The redistribution exercise at Changchunling was not an isolated incident. Rather, it marked what appears to be the start of a backlash against China's system of collective land ownership in rural areas.

The uprising began here in the frigid, snow-covered soybean fields around Fujin city, 900 miles northeast of Beijing in Heilongjiang province, close to the Russian border. In a few weeks, it had spread to half a dozen other areas around the country, raising fundamental ideological questions for a government that still describes itself as Marxist-Leninist after 30 years of economic reforms.

Although much of the communist system has been jettisoned over the years, all of China's rural land is still owned by the state. Farmers have usually been allowed to lease plots for 30 years at a stretch, after which they can renew the lease. But ownership -- and the right to sell -- has remained in the hands of village-level leaders and party secretaries.

Here in the jurisdiction of Fujin, more than 70 villages have tried to privatize their lands over the past month, according to local farmers. As word of their movement spread on the Internet, they said, farmers to the south, in Jiangsu and Shaanxi provinces and in the Chengdu and Tianjin regions, followed suit. Farmers in 20 other locations have discussed doing so but have been afraid to come out with a public declaration, activists said.

The Fujin farmers focused on 250,000 acres that had been taken over by local officials in the 1990s for sale to private agriculture companies. Only part of the land was in theory redistributed last month, they said, because police moved in and prevented further allocations. But the farmers have since moved beyond the issue of the seized land and asserted the right to own all the collective farmland that they currently work under lease.

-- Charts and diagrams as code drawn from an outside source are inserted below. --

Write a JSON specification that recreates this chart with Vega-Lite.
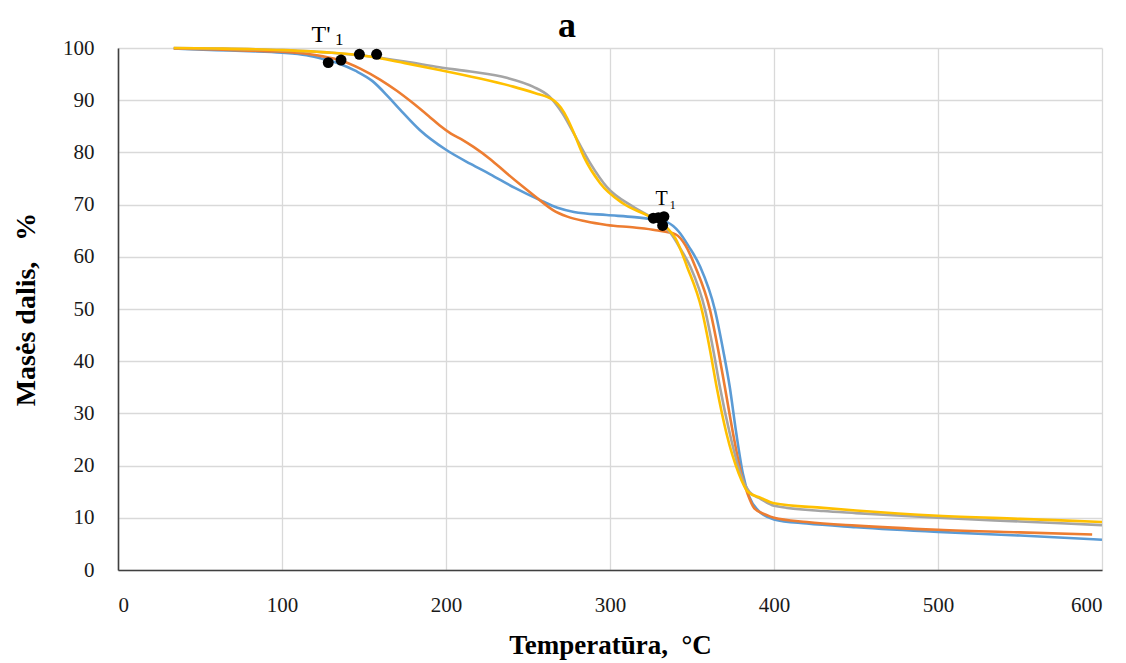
{
  "$schema": "https://vega.github.io/schema/vega-lite/v6.json",
  "width": 984,
  "height": 522,
  "autosize": {"type": "none"},
  "padding": {"left": 118, "top": 48, "right": 24, "bottom": 93},
  "background": "white",
  "config": {
    "view": {"stroke": null},
    "font": "Liberation Serif",
    "axis": {
      "labelFont": "Liberation Serif",
      "titleFont": "Liberation Serif",
      "labelFontSize": 21,
      "labelColor": "#1a1a1a",
      "titleFontWeight": "bold",
      "titleColor": "#000000",
      "gridColor": "#d9d9d9",
      "gridWidth": 1.3,
      "domainColor": "#404040",
      "domainWidth": 1.6,
      "ticks": false,
      "tickSize": 0
    }
  },
  "datasets": {
    "curves": [
      {"s": "1", "t": 34, "m": 99.9}, {"s": "1", "t": 60, "m": 99.6}, {"s": "1", "t": 80, "m": 99.4}, {"s": "1", "t": 100, "m": 99.1}, {"s": "1", "t": 115, "m": 98.6}, {"s": "1", "t": 125, "m": 97.9}, {"s": "1", "t": 135, "m": 97.0}, {"s": "1", "t": 145, "m": 95.6}, {"s": "1", "t": 155, "m": 93.7}, {"s": "1", "t": 165, "m": 90.6}, {"s": "1", "t": 172, "m": 88.2}, {"s": "1", "t": 184, "m": 84.3}, {"s": "1", "t": 200, "m": 80.5}, {"s": "1", "t": 215, "m": 77.8}, {"s": "1", "t": 227, "m": 75.8}, {"s": "1", "t": 242, "m": 73.2}, {"s": "1", "t": 257, "m": 70.9}, {"s": "1", "t": 268, "m": 69.4}, {"s": "1", "t": 278, "m": 68.6}, {"s": "1", "t": 298, "m": 68.0}, {"s": "1", "t": 315, "m": 67.6}, {"s": "1", "t": 325, "m": 67.2}, {"s": "1", "t": 335, "m": 66.6}, {"s": "1", "t": 342, "m": 64.8}, {"s": "1", "t": 348, "m": 62.0}, {"s": "1", "t": 355, "m": 58.1}, {"s": "1", "t": 364, "m": 49.8}, {"s": "1", "t": 369, "m": 42.1}, {"s": "1", "t": 373, "m": 35.1}, {"s": "1", "t": 377, "m": 26.2}, {"s": "1", "t": 381, "m": 18.5}, {"s": "1", "t": 385, "m": 14.0}, {"s": "1", "t": 390, "m": 11.5}, {"s": "1", "t": 400, "m": 9.7}, {"s": "1", "t": 420, "m": 8.9}, {"s": "1", "t": 450, "m": 8.2}, {"s": "1", "t": 500, "m": 7.3}, {"s": "1", "t": 550, "m": 6.6}, {"s": "1", "t": 600, "m": 5.8},
      {"s": "2", "t": 34, "m": 99.9}, {"s": "2", "t": 60, "m": 99.7}, {"s": "2", "t": 80, "m": 99.5}, {"s": "2", "t": 100, "m": 99.3}, {"s": "2", "t": 115, "m": 98.9}, {"s": "2", "t": 125, "m": 98.4}, {"s": "2", "t": 135, "m": 97.7}, {"s": "2", "t": 148, "m": 96.0}, {"s": "2", "t": 160, "m": 93.9}, {"s": "2", "t": 170, "m": 91.8}, {"s": "2", "t": 180, "m": 89.4}, {"s": "2", "t": 190, "m": 86.8}, {"s": "2", "t": 196, "m": 85.2}, {"s": "2", "t": 203, "m": 83.6}, {"s": "2", "t": 210, "m": 82.4}, {"s": "2", "t": 217, "m": 81.0}, {"s": "2", "t": 227, "m": 78.7}, {"s": "2", "t": 237, "m": 76.0}, {"s": "2", "t": 247, "m": 73.4}, {"s": "2", "t": 257, "m": 70.9}, {"s": "2", "t": 265, "m": 69.0}, {"s": "2", "t": 274, "m": 67.7}, {"s": "2", "t": 285, "m": 66.8}, {"s": "2", "t": 298, "m": 66.1}, {"s": "2", "t": 315, "m": 65.6}, {"s": "2", "t": 328, "m": 65.1}, {"s": "2", "t": 340, "m": 64.3}, {"s": "2", "t": 346, "m": 62.2}, {"s": "2", "t": 352, "m": 58.1}, {"s": "2", "t": 361, "m": 49.8}, {"s": "2", "t": 366, "m": 42.1}, {"s": "2", "t": 370, "m": 35.1}, {"s": "2", "t": 375, "m": 26.2}, {"s": "2", "t": 380, "m": 18.5}, {"s": "2", "t": 384, "m": 14.5}, {"s": "2", "t": 388, "m": 11.8}, {"s": "2", "t": 395, "m": 10.6}, {"s": "2", "t": 400, "m": 10.0}, {"s": "2", "t": 420, "m": 9.2}, {"s": "2", "t": 450, "m": 8.5}, {"s": "2", "t": 500, "m": 7.7}, {"s": "2", "t": 550, "m": 7.2}, {"s": "2", "t": 594, "m": 6.8},
      {"s": "3", "t": 34, "m": 100}, {"s": "3", "t": 60, "m": 99.9}, {"s": "3", "t": 100, "m": 99.6}, {"s": "3", "t": 130, "m": 99.1}, {"s": "3", "t": 150, "m": 98.5}, {"s": "3", "t": 175, "m": 97.4}, {"s": "3", "t": 196, "m": 96.3}, {"s": "3", "t": 215, "m": 95.5}, {"s": "3", "t": 237, "m": 94.3}, {"s": "3", "t": 253, "m": 92.6}, {"s": "3", "t": 263, "m": 90.7}, {"s": "3", "t": 271, "m": 87.5}, {"s": "3", "t": 280, "m": 82.4}, {"s": "3", "t": 288, "m": 77.9}, {"s": "3", "t": 298, "m": 73.4}, {"s": "3", "t": 314, "m": 69.6}, {"s": "3", "t": 328, "m": 67.0}, {"s": "3", "t": 337, "m": 64.5}, {"s": "3", "t": 343, "m": 61.5}, {"s": "3", "t": 349, "m": 58.1}, {"s": "3", "t": 358, "m": 49.8}, {"s": "3", "t": 363, "m": 42.1}, {"s": "3", "t": 367, "m": 35.1}, {"s": "3", "t": 373, "m": 26.2}, {"s": "3", "t": 379.5, "m": 18.5}, {"s": "3", "t": 385, "m": 15.0}, {"s": "3", "t": 392, "m": 13.6}, {"s": "3", "t": 400, "m": 12.3}, {"s": "3", "t": 430, "m": 11.3}, {"s": "3", "t": 450, "m": 10.9}, {"s": "3", "t": 500, "m": 10.0}, {"s": "3", "t": 550, "m": 9.3}, {"s": "3", "t": 600, "m": 8.6},
      {"s": "4", "t": 34, "m": 100}, {"s": "4", "t": 60, "m": 99.9}, {"s": "4", "t": 100, "m": 99.6}, {"s": "4", "t": 130, "m": 99.1}, {"s": "4", "t": 150, "m": 98.5}, {"s": "4", "t": 175, "m": 97.1}, {"s": "4", "t": 196, "m": 95.8}, {"s": "4", "t": 220, "m": 94.2}, {"s": "4", "t": 241, "m": 92.6}, {"s": "4", "t": 255, "m": 91.3}, {"s": "4", "t": 262, "m": 90.6}, {"s": "4", "t": 266, "m": 89.9}, {"s": "4", "t": 270, "m": 88.6}, {"s": "4", "t": 274, "m": 86.5}, {"s": "4", "t": 278, "m": 83.7}, {"s": "4", "t": 284, "m": 79.2}, {"s": "4", "t": 294, "m": 74.1}, {"s": "4", "t": 308, "m": 70.2}, {"s": "4", "t": 324, "m": 67.7}, {"s": "4", "t": 335, "m": 65.5}, {"s": "4", "t": 340, "m": 63.5}, {"s": "4", "t": 347, "m": 58.1}, {"s": "4", "t": 356, "m": 49.8}, {"s": "4", "t": 361, "m": 42.1}, {"s": "4", "t": 365, "m": 35.1}, {"s": "4", "t": 371, "m": 26.2}, {"s": "4", "t": 378.5, "m": 18.5}, {"s": "4", "t": 384, "m": 15.0}, {"s": "4", "t": 392, "m": 13.8}, {"s": "4", "t": 400, "m": 12.8}, {"s": "4", "t": 430, "m": 11.9}, {"s": "4", "t": 450, "m": 11.4}, {"s": "4", "t": 500, "m": 10.4}, {"s": "4", "t": 550, "m": 9.8}, {"s": "4", "t": 600, "m": 9.2}
    ],
    "dots": [
      {"t": 128.2, "m": 97.2}, {"t": 136, "m": 97.7}, {"t": 147.2, "m": 98.8}, {"t": 157.7, "m": 98.8},
      {"t": 326.4, "m": 67.4}, {"t": 329.5, "m": 67.5}, {"t": 332.9, "m": 67.7}, {"t": 332.1, "m": 66.0}
    ],
    "labels": [
      {"t": 123.8, "m": 101.2, "txt": "T'", "sz": 24, "w": "normal"},
      {"t": 134.9, "m": 100.6, "txt": "1", "sz": 17, "w": "normal"},
      {"t": 331.4, "m": 70.0, "txt": "T", "sz": 20, "w": "normal"},
      {"t": 338.2, "m": 69.2, "txt": "1", "sz": 12, "w": "normal"}
    ],
    "heading": [
      {"t": 273.8, "m": 102.1, "txt": "a"}
    ]
  },
  "layer": [
    {
      "data": {"name": "curves"},
      "mark": {"type": "line", "strokeWidth": 2.6, "interpolate": "monotone"},
      "encoding": {
        "x": {
          "field": "t", "type": "quantitative",
          "scale": {"domain": [0, 600], "nice": false},
          "axis": {"title": "Temperatūra,\u00a0\u00a0°C", "titleFontSize": 27, "values": [0, 100, 200, 300, 400, 500, 600], "labelPadding": 24, "titlePadding": 17}
        },
        "y": {
          "field": "m", "type": "quantitative",
          "scale": {"domain": [0, 100], "nice": false},
          "axis": {"title": "Masės dalis,\u00a0\u00a0\u00a0%", "titleFontSize": 28, "values": [0, 10, 20, 30, 40, 50, 60, 70, 80, 90, 100], "labelPadding": 24, "titlePadding": 22}
        },
        "color": {
          "field": "s", "type": "nominal",
          "scale": {"domain": ["1", "2", "3", "4"], "range": ["#5B9BD5", "#ED7D31", "#A5A5A5", "#FFC000"]},
          "legend": null
        },
        "order": {"field": "t", "type": "quantitative"}
      }
    },
    {
      "data": {"name": "dots"},
      "mark": {"type": "point", "filled": true, "color": "#000000", "opacity": 1, "size": 120},
      "encoding": {
        "x": {"field": "t", "type": "quantitative"},
        "y": {"field": "m", "type": "quantitative"}
      }
    },
    {
      "data": {"name": "labels"},
      "mark": {"type": "text", "font": "Liberation Serif", "color": "#000000", "baseline": "alphabetic", "align": "center"},
      "encoding": {
        "x": {"field": "t", "type": "quantitative"},
        "y": {"field": "m", "type": "quantitative"},
        "text": {"field": "txt"},
        "size": {"field": "sz", "type": "quantitative", "scale": null}
      }
    },
    {
      "data": {"name": "heading"},
      "mark": {"type": "text", "font": "Liberation Serif", "fontWeight": "bold", "fontSize": 36, "color": "#000000", "baseline": "alphabetic", "align": "center"},
      "encoding": {
        "x": {"field": "t", "type": "quantitative"},
        "y": {"field": "m", "type": "quantitative"},
        "text": {"field": "txt"}
      }
    }
  ]
}
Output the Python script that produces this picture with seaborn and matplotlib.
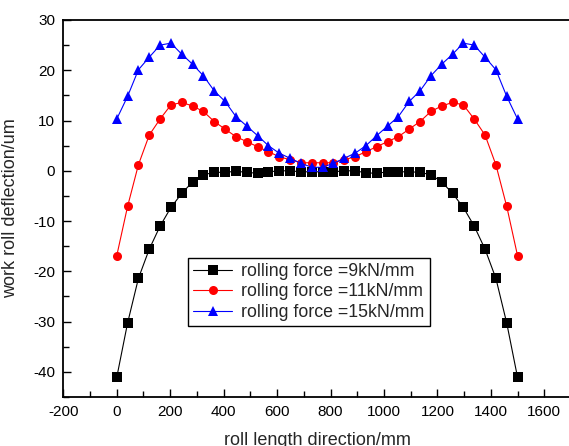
import numpy as np
import pandas as pd
import seaborn as sns
import matplotlib
matplotlib.use("Agg")
import matplotlib.pyplot as plt
from matplotlib.ticker import MultipleLocator

# roll length positions (mm)
x_pos = [0, 40.5, 81.1, 121.6, 162.2, 202.7, 243.2, 283.8, 324.3, 364.9,
         405.4, 445.9, 486.5, 527.0, 567.6, 608.1, 648.6, 689.2, 729.7, 770.3,
         810.8, 851.4, 891.9, 932.4, 973.0, 1013.5, 1054.1, 1094.6, 1135.1, 1175.7,
         1216.2, 1256.8, 1297.3, 1337.8, 1378.4, 1418.9, 1459.5, 1500]

# deflection (um) for each rolling force
f9 = [-41.1, -30.3, -21.4, -15.6, -11.0, -7.3, -4.5, -2.2, -0.8, -0.3,
      -0.3, -0.1, -0.3, -0.5, -0.2, 0.0, 0.0, -0.2, -0.2, -0.2,
      -0.2, 0.0, 0.0, -0.4, -0.5, -0.2, -0.2, -0.2, -0.3, -0.8,
      -2.2, -4.5, -7.3, -11.0, -15.6, -21.4, -30.3, -41.1]
f11 = [-16.9, -7.1, 1.2, 7.1, 10.3, 13.1, 13.6, 12.9, 11.8, 9.8,
       8.3, 6.8, 5.8, 4.8, 3.8, 2.8, 2.2, 1.6, 1.6, 1.6,
       1.6, 2.2, 2.8, 3.8, 4.8, 5.8, 6.8, 8.3, 9.8, 11.8,
       12.9, 13.6, 13.1, 10.3, 7.1, 1.2, -7.1, -16.9]
f15 = [10.3, 14.8, 20.1, 22.6, 25.0, 25.4, 23.2, 21.2, 18.9, 15.9,
       13.8, 10.8, 8.9, 7.0, 5.0, 3.5, 2.5, 1.5, 0.7, 0.7,
       1.5, 2.5, 3.5, 5.0, 7.0, 8.9, 10.8, 13.8, 15.9, 18.9,
       21.2, 23.2, 25.4, 25.0, 22.6, 20.1, 14.8, 10.3]

labels = ["rolling force =9kN/mm", "rolling force =11kN/mm", "rolling force =15kN/mm"]
colors = ["#000000", "#FF0000", "#0000FF"]
markers = ["s", "o", "^"]

sns.set_style("ticks")
plt.rcParams["font.family"] = ["Liberation Sans", "DejaVu Sans"]
plt.rcParams["axes.unicode_minus"] = False

fig = plt.figure(figsize=(5.69, 4.46), dpi=100)
ax = fig.add_axes([63.3 / 569, 49 / 446, (571 - 63.3) / 569, 377 / 446])

for ys, lab, c, m in zip([f9, f11, f15], labels, colors, markers):
    df = pd.DataFrame({"x": x_pos, "y": ys})
    sns.lineplot(data=df, x="x", y="y", ax=ax, color=c, marker=m, label=lab,
                 markersize=6.5, markeredgewidth=0, linewidth=0.8)

ax.set_xlim(-200, 1700)
ax.set_ylim(-45, 30)
ax.xaxis.set_major_locator(MultipleLocator(200))
ax.xaxis.set_minor_locator(MultipleLocator(100))
ax.yaxis.set_major_locator(MultipleLocator(10))
ax.yaxis.set_minor_locator(MultipleLocator(5))
ax.tick_params(which="both", direction="in", top=False, right=False,
               width=1.0, colors="black", labelsize=11)
ax.tick_params(which="major", length=6)
ax.tick_params(which="minor", length=4.5)
ax.tick_params(axis="x", pad=6)
ax.tick_params(axis="y", pad=6)
for s in ax.spines.values():
    s.set_visible(True)
    s.set_linewidth(1.3)
    s.set_color("black")

# the reference is cropped just below the x label
ax.set_xlabel("roll length direction/mm", fontsize=13, labelpad=9)
ax.set_ylabel("work roll deflection/um", fontsize=13, labelpad=10)

leg = ax.legend(loc="upper left", bbox_to_anchor=(0.245, 0.37), borderaxespad=0,
                fontsize=12.8, frameon=True, fancybox=False, handlelength=2.2,
                handletextpad=0.5, labelspacing=0.2, borderpad=0.3)
leg.get_frame().set_edgecolor("black")
leg.get_frame().set_linewidth(1.0)
leg.get_frame().set_alpha(1)

fig.savefig("out.png", dpi=100)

"The encroached-upon collective land should be divided evenly by households and possessed by us farmers," said a statement issued in the name of the Fujin villages and posted on the Internet. "Our farmers' land rights should include the right to use the land, the right to make income from it, the right to inherit it and dispose of it and the right to negotiate over it and set the price of it with developers. . . . So-called collective ownership has actually deprived farmers of their rights as landowners for a long time."

The nascent movement, although tiny within a peasant population of 700 million, has confronted the Chinese Communist Party with a difficult challenge: If the experience of the past 30 years has shown the wisdom of privatizing state-owned industry and moving toward a market economy, why would it not be wise to privatize the land and bring it into the market economy, as well?

"In the industrial sector in cities, ownership of the means of production is clearly defined, but in rural areas, the relationship between farmers and their land, their basic means of production, is not clear," said Zhong Dajun, who runs the nongovernmental Dajun Center for Economic Observation and Study in Beijing. "So this has generated protests from farmers. This shows their attitude toward the land-ownership system. They are not satisfied with the current system of collective land ownership."

That is not the kind of issue the party wanted to address as China enters a period of intense international scrutiny leading up to the Olympic Games in Beijing this summer. Its initial reaction has been to dismiss the whole idea, saying history shows that peasants were exploited by private landlords before the communist takeover in 1949.